Cases of boundary violations are almost always problematic in two ways.  First, they represent instances in which a therapeutic undertaking turns malignant, an outcome that creates consternation and rightly horrifies therapists and the community in which they work.  Second, such cases regularly pose enormous problems of management, partly out of the need to protect the patient, partly out of the difficulty in establishing facts, but, also because of the emotions that boundary violations arouse in everyone. These emotions are linked to the taboos and fantasies of early childhood development, from which they derive great psychological power.

In this presentation I want to offer a view of boundary violations as acts of hypocrisy. To do so, I must begin with some attention to hypocrisy, itself. In this extract, that extensive part is omitted, but the reader is referred to my earlier paper on the lure of hypocrisy from which it was taken (see JAPA 53/1:2005, pp. 7-22).

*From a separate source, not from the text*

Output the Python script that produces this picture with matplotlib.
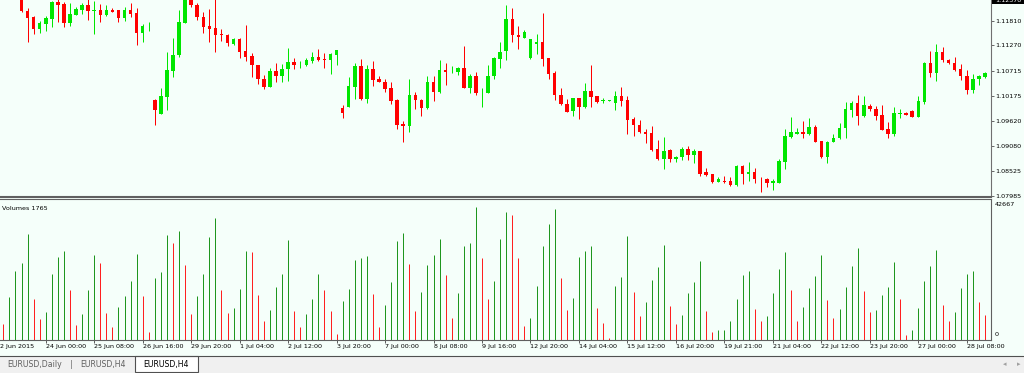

If you have followed this complicated discourse, you may still be wondering why it may be useful to view boundary violations as acts of hypocrisy.  Here is what I have in mind:  It directs attention to the commitment of analysts to their patients’ welfare.  It makes clear that however much the patient may desire or press for boundary violations, the boundary violation—a breach of trust—is the responsibility of the analyst.  It challenges analysts to redouble their efforts to understand and master idealization and transference of developmentally early trust, as they pull for action in analysis.  In considering whether analysts who commit boundary violations can be rehabilitated, it directs attention to the problem of deception, the abandonment of principle, and the failure to hold to the ordinary analytic commitment to the welfare of the patient.  It focuses on the patient’s urgent need for assistance in separating from an idealized, destructive analyst, under conditions that are regularly traumatic and burdened by transference of early trust without sufficient self-protection.  And, finally, it promotes appreciation, by analysts and by the community, of the ambivalent attitudes that we all share in regard to hypocrisy.  The difficulties of confronting the truth, even after the fact, not only for the analytic pair but for the analytic community, parallel the reactions to hypocrisy in political life, to which all of us are susceptible.

Anton O. Kris, M.D.

Reference:
Kris, A. O. (2005).  The lure of hypocrisy.  JAPA 53:1-22.